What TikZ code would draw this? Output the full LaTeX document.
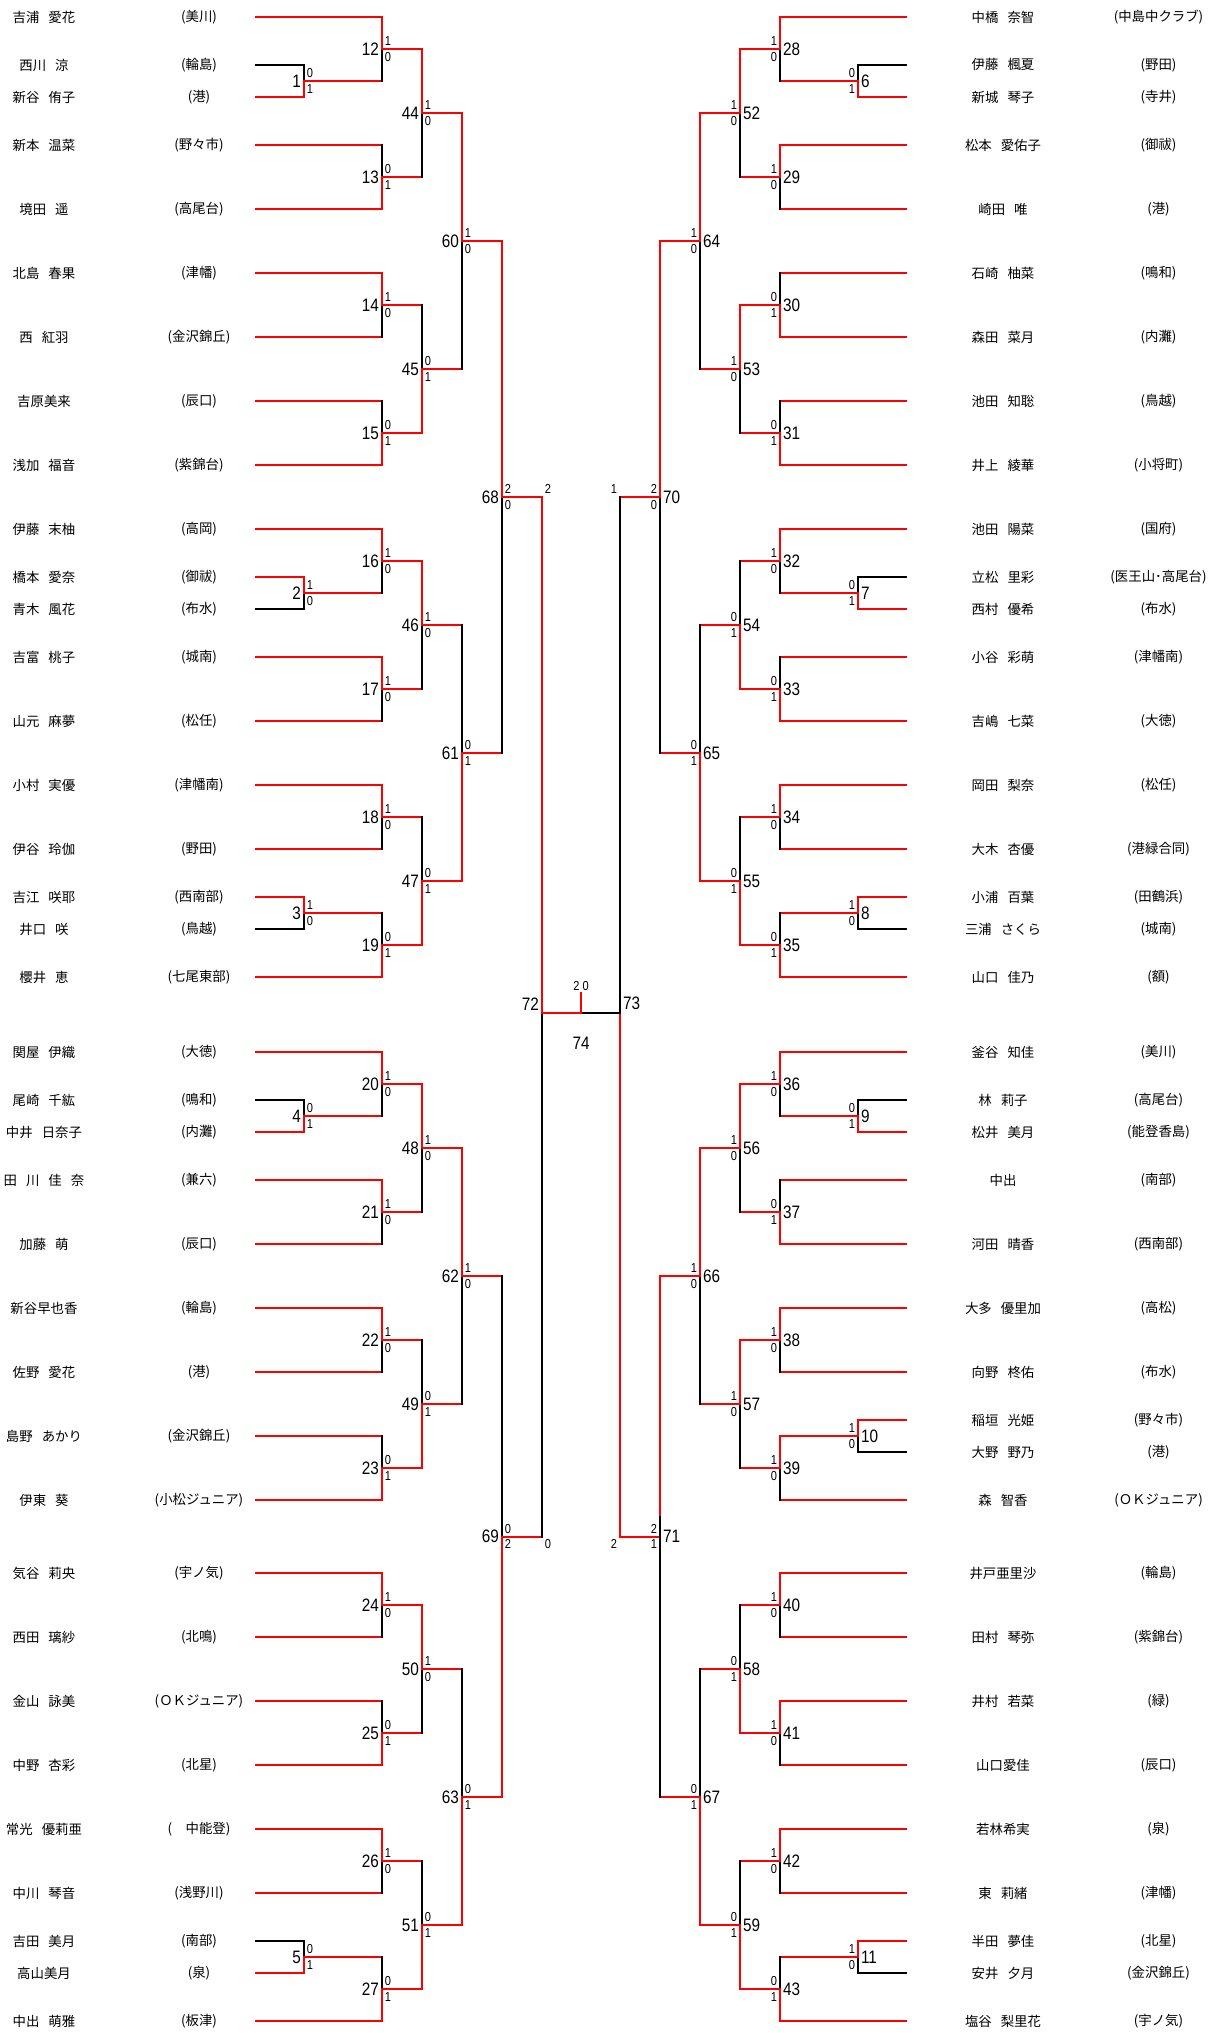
\documentclass[tikz,border=0pt]{standalone}
\usepackage{fontspec}
\setmainfont{Noto Sans CJK JP}[WordSpace=3]
\newfontfamily\numfont[FakeStretch=0.85]{Liberation Sans}
\usetikzlibrary{calc}

% one match: number, top feeder, bottom feeder, round x, next round x, scores, side
\newcommand\bout[8]{%
  \path ($(#2)!.5!(#3)$) coordinate (h#1);
  \coordinate (m#1) at (h#1 -| x#4);
  \ifnum#6>#7\relax \def\tcol{red}\def\bcol{black}\else \def\tcol{black}\def\bcol{red}\fi
  \draw[wire,color=\tcol] (#2 -| x#4) -- (m#1);
  \draw[wire,color=\bcol] (#3 -| x#4) -- (m#1);
  \draw[wire,red] (m#1) -- (m#1 -| x#5);
  \node[no#8] at (m#1) {#1};
  \node[ts#8] at (m#1) {#6};
  \node[bs#8] at (m#1) {#7};
}

\begin{document}
\begin{tikzpicture}[
x=0.5pt, y=-0.5pt,
wire/.style={line width=1pt,line cap=rect},
player/.style={inner sep=0pt,font=\fontsize{6.7}{7}\selectfont},
boutno/.style={inner sep=1.3pt,font=\numfont\fontsize{9}{10}\selectfont},
score/.style={inner xsep=1.25pt,inner ysep=1.4pt,font=\numfont\fontsize{6.5}{7}\selectfont},
nol/.style={boutno,anchor=east},
nor/.style={boutno,anchor=west},
tsl/.style={score,anchor=south west},
tsr/.style={score,anchor=south east},
bsl/.style={score,anchor=north west},
bsr/.style={score,anchor=north east}]
\useasboundingbox (0,0) rectangle (1208,2033);

% x of each round
\foreach \g/\x in {l0/256,lp/304,l1/382,l2/422,l3/462,l4/502,l5/542,c/581,
  r5/620,r4/660,r3/700,r2/740,r1/780,rp/858,r0/906}
  \coordinate (x\g) at (\x,0);

% left players
\foreach \i/\y/\who/\club/\tox/\wc in {
  0/17/吉浦 愛花/美川/l1/red,
  1a/65/西川 涼/輪島/lp/black,
  1b/97/新谷 侑子/港/lp/red,
  2/145/新本 温菜/野々市/l1/red,
  3/209/境田 遥/高尾台/l1/red,
  4/273/北島 春果/津幡/l1/red,
  5/337/西 紅羽/金沢錦丘/l1/red,
  6/401/吉原美来/辰口/l1/red,
  7/465/浅加 福音/紫錦台/l1/red,
  8/529/伊藤 末柚/高岡/l1/red,
  9a/577/橋本 愛奈/御祓/lp/red,
  9b/609/青木 風花/布水/lp/black,
  10/657/吉富 桃子/城南/l1/red,
  11/721/山元 麻夢/松任/l1/red,
  12/785/小村 実優/津幡南/l1/red,
  13/849/伊谷 玲伽/野田/l1/red,
  14a/897/吉江 咲耶/西南部/lp/red,
  14b/929/井口 咲/鳥越/lp/black,
  15/977/櫻井 恵/七尾東部/l1/red,
  16/1052/関屋 伊織/大徳/l1/red,
  17a/1100/尾崎 千紘/鳴和/lp/black,
  17b/1132/中井 日奈子/内灘/lp/red,
  18/1180/田 川 佳 奈/兼六/l1/red,
  19/1244/加藤 萌/辰口/l1/red,
  20/1308/新谷早也香/輪島/l1/red,
  21/1372/佐野 愛花/港/l1/red,
  22/1436/島野 あかり/金沢錦丘/l1/red,
  23/1500/伊東 葵/小松ジュニア/l1/red,
  24/1573/気谷 莉央/宇ノ気/l1/red,
  25/1637/西田 璃紗/北鳴/l1/red,
  26/1701/金山 詠美/ＯＫジュニア/l1/red,
  27/1765/中野 杏彩/北星/l1/red,
  28/1829/常光 優莉亜/　中能登/l1/red,
  29/1893/中川 琴音/浅野川/l1/red,
  30a/1941/吉田 美月/南部/lp/black,
  30b/1973/高山美月/泉/lp/red,
  31/2021/中出 萌雅/板津/l1/red}{
  \coordinate (L\i) at (256,\y);
  \node[player] (nL\i) at (44,\y) {\who};
  \node[player] (cL\i) at (199,\y) {(\club)};
  \draw[wire,color=\wc] (L\i) -- (L\i -| x\tox);
}

% right players
\foreach \i/\y/\who/\club/\tox/\wc in {
  0/17/中橋 奈智/中島中クラブ/r1/red,
  1a/65/伊藤 楓夏/野田/rp/black,
  1b/97/新城 琴子/寺井/rp/red,
  2/145/松本 愛佑子/御祓/r1/red,
  3/209/崎田 唯/港/r1/red,
  4/273/石崎 柚菜/鳴和/r1/red,
  5/337/森田 菜月/内灘/r1/red,
  6/401/池田 知聡/鳥越/r1/red,
  7/465/井上 綾華/小将町/r1/red,
  8/529/池田 陽菜/国府/r1/red,
  9a/577/立松 里彩/医王山･高尾台/rp/black,
  9b/609/西村 優希/布水/rp/red,
  10/657/小谷 彩萌/津幡南/r1/red,
  11/721/吉嶋 七菜/大徳/r1/red,
  12/785/岡田 梨奈/松任/r1/red,
  13/849/大木 杏優/港緑合同/r1/red,
  14a/897/小浦 百葉/田鶴浜/rp/red,
  14b/929/三浦 さくら/城南/rp/black,
  15/977/山口 佳乃/額/r1/red,
  16/1052/釜谷 知佳/美川/r1/red,
  17a/1100/林 莉子/高尾台/rp/black,
  17b/1132/松井 美月/能登香島/rp/red,
  18/1180/中出/南部/r1/red,
  19/1244/河田 晴香/西南部/r1/red,
  20/1308/大多 優里加/高松/r1/red,
  21/1372/向野 柊佑/布水/r1/red,
  22a/1420/稲垣 光姫/野々市/rp/red,
  22b/1452/大野 野乃/港/rp/black,
  23/1500/森 智香/ＯＫジュニア/r1/red,
  24/1573/井戸亜里沙/輪島/r1/red,
  25/1637/田村 琴弥/紫錦台/r1/red,
  26/1701/井村 若菜/緑/r1/red,
  27/1765/山口愛佳/辰口/r1/red,
  28/1829/若林希実/泉/r1/red,
  29/1893/東 莉緒/津幡/r1/red,
  30a/1941/半田 夢佳/北星/rp/red,
  30b/1973/安井 夕月/金沢錦丘/rp/black,
  31/2021/塩谷 梨里花/宇ノ気/r1/red}{
  \coordinate (R\i) at (906,\y);
  \node[player] (nR\i) at (1003,\y) {\who};
  \node[player] (cR\i) at (1158.5,\y) {(\club)};
  \draw[wire,color=\wc] (R\i) -- (R\i -| x\tox);
}

% preliminary matches
\bout{1}{L1a}{L1b}{lp}{l1}{0}{1}{l}
\bout{2}{L9a}{L9b}{lp}{l1}{1}{0}{l}
\bout{3}{L14a}{L14b}{lp}{l1}{1}{0}{l}
\bout{4}{L17a}{L17b}{lp}{l1}{0}{1}{l}
\bout{5}{L30a}{L30b}{lp}{l1}{0}{1}{l}
\bout{6}{R1a}{R1b}{rp}{r1}{0}{1}{r}
\bout{7}{R9a}{R9b}{rp}{r1}{0}{1}{r}
\bout{8}{R14a}{R14b}{rp}{r1}{1}{0}{r}
\bout{9}{R17a}{R17b}{rp}{r1}{0}{1}{r}
\bout{10}{R22a}{R22b}{rp}{r1}{1}{0}{r}
\bout{11}{R30a}{R30b}{rp}{r1}{1}{0}{r}

% first round
\foreach \n/\ta/\tb/\sa/\sb in {12/L0/m1/1/0,13/L2/L3/0/1,14/L4/L5/1/0,15/L6/L7/0/1,
  16/L8/m2/1/0,17/L10/L11/1/0,18/L12/L13/1/0,19/m3/L15/0/1,20/L16/m4/1/0,21/L18/L19/1/0,
  22/L20/L21/1/0,23/L22/L23/0/1,24/L24/L25/1/0,25/L26/L27/0/1,26/L28/L29/1/0,27/m5/L31/0/1}
  \bout{\n}{\ta}{\tb}{l1}{l2}{\sa}{\sb}{l};
\foreach \n/\ta/\tb/\sa/\sb in {28/R0/m6/1/0,29/R2/R3/1/0,30/R4/R5/0/1,31/R6/R7/0/1,
  32/R8/m7/1/0,33/R10/R11/0/1,34/R12/R13/1/0,35/m8/R15/0/1,36/R16/m9/1/0,37/R18/R19/0/1,
  38/R20/R21/1/0,39/m10/R23/1/0,40/R24/R25/1/0,41/R26/R27/1/0,42/R28/R29/1/0,43/m11/R31/0/1}
  \bout{\n}{\ta}{\tb}{r1}{r2}{\sa}{\sb}{r};

% second round
\foreach \n/\ta/\tb/\sa/\sb in {44/m12/m13/1/0,45/m14/m15/0/1,46/m16/m17/1/0,47/m18/m19/0/1,
  48/m20/m21/1/0,49/m22/m23/0/1,50/m24/m25/1/0,51/m26/m27/0/1}
  \bout{\n}{\ta}{\tb}{l2}{l3}{\sa}{\sb}{l};
\foreach \n/\ta/\tb/\sa/\sb in {52/m28/m29/1/0,53/m30/m31/1/0,54/m32/m33/0/1,55/m34/m35/0/1,
  56/m36/m37/1/0,57/m38/m39/1/0,58/m40/m41/0/1,59/m42/m43/0/1}
  \bout{\n}{\ta}{\tb}{r2}{r3}{\sa}{\sb}{r};

% third round
\foreach \n/\ta/\tb/\sa/\sb in {60/m44/m45/1/0,61/m46/m47/0/1,62/m48/m49/1/0,63/m50/m51/0/1}
  \bout{\n}{\ta}{\tb}{l3}{l4}{\sa}{\sb}{l};
\foreach \n/\ta/\tb/\sa/\sb in {64/m52/m53/1/0,65/m54/m55/0/1,66/m56/m57/1/0,67/m58/m59/0/1}
  \bout{\n}{\ta}{\tb}{r3}{r4}{\sa}{\sb}{r};

% quarter finals
\bout{68}{m60}{m61}{l4}{l5}{2}{0}{l}
\bout{69}{m62}{m63}{l4}{l5}{0}{2}{l}
\bout{70}{m64}{m65}{r4}{r5}{2}{0}{r}
\bout{71}{m66}{m67}{r4}{r5}{2}{1}{r}
\draw[wire,black] (m71) -- ++(0,-20);

% semi finals and final
\coordinate (m72) at (542,1013);
\coordinate (m73) at (620,1013);
\coordinate (m74) at (581,1013);
\coordinate (t74) at (581,993);
\draw[wire,black] (m69 -| xl5) -- (m72);
\draw[wire,red] (m68 -| xl5) -- (m72);
\draw[wire,black] (m70 -| xr5) -- (m73);
\draw[wire,red] (m71 -| xr5) -- (m73);
\draw[wire,black] (m74) -- (m73);
\draw[wire,red] (m72) -- (m74) -- (t74);
\node[boutno,anchor=south east] (n72) at (m72) {72};
\node[boutno,anchor=south west] (n73) at (m73) {73};
\node[boutno] (n74) at (581,1043) {74};
\node[score] (s74) at (581,986) {2 0};
\node[tsl] at (m68 -| xl5) {2};
\node[bsl] at (m69 -| xl5) {0};
\node[tsr] at (m70 -| xr5) {1};
\node[bsr] at (m71 -| xr5) {2};
\end{tikzpicture}
\end{document}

____

▶ **Work instructions**
Write out exactly the opening lines of the data, stopping after the line that holds "(x\g) at (\x,0);". Exclude pictures.

▶ **Expected answer**
What TikZ code would draw this? Output the full LaTeX document.
\documentclass[tikz,border=0pt]{standalone}
\usepackage{fontspec}
\setmainfont{Noto Sans CJK JP}[WordSpace=3]
\newfontfamily\numfont[FakeStretch=0.85]{Liberation Sans}
\usetikzlibrary{calc}

% one match: number, top feeder, bottom feeder, round x, next round x, scores, side
\newcommand\bout[8]{%
  \path ($(#2)!.5!(#3)$) coordinate (h#1);
  \coordinate (m#1) at (h#1 -| x#4);
  \ifnum#6>#7\relax \def\tcol{red}\def\bcol{black}\else \def\tcol{black}\def\bcol{red}\fi
  \draw[wire,color=\tcol] (#2 -| x#4) -- (m#1);
  \draw[wire,color=\bcol] (#3 -| x#4) -- (m#1);
  \draw[wire,red] (m#1) -- (m#1 -| x#5);
  \node[no#8] at (m#1) {#1};
  \node[ts#8] at (m#1) {#6};
  \node[bs#8] at (m#1) {#7};
}

\begin{document}
\begin{tikzpicture}[
x=0.5pt, y=-0.5pt,
wire/.style={line width=1pt,line cap=rect},
player/.style={inner sep=0pt,font=\fontsize{6.7}{7}\selectfont},
boutno/.style={inner sep=1.3pt,font=\numfont\fontsize{9}{10}\selectfont},
score/.style={inner xsep=1.25pt,inner ysep=1.4pt,font=\numfont\fontsize{6.5}{7}\selectfont},
nol/.style={boutno,anchor=east},
nor/.style={boutno,anchor=west},
tsl/.style={score,anchor=south west},
tsr/.style={score,anchor=south east},
bsl/.style={score,anchor=north west},
bsr/.style={score,anchor=north east}]
\useasboundingbox (0,0) rectangle (1208,2033);

% x of each round
\foreach \g/\x in {l0/256,lp/304,l1/382,l2/422,l3/462,l4/502,l5/542,c/581,
  r5/620,r4/660,r3/700,r2/740,r1/780,rp/858,r0/906}
  \coordinate (x\g) at (\x,0);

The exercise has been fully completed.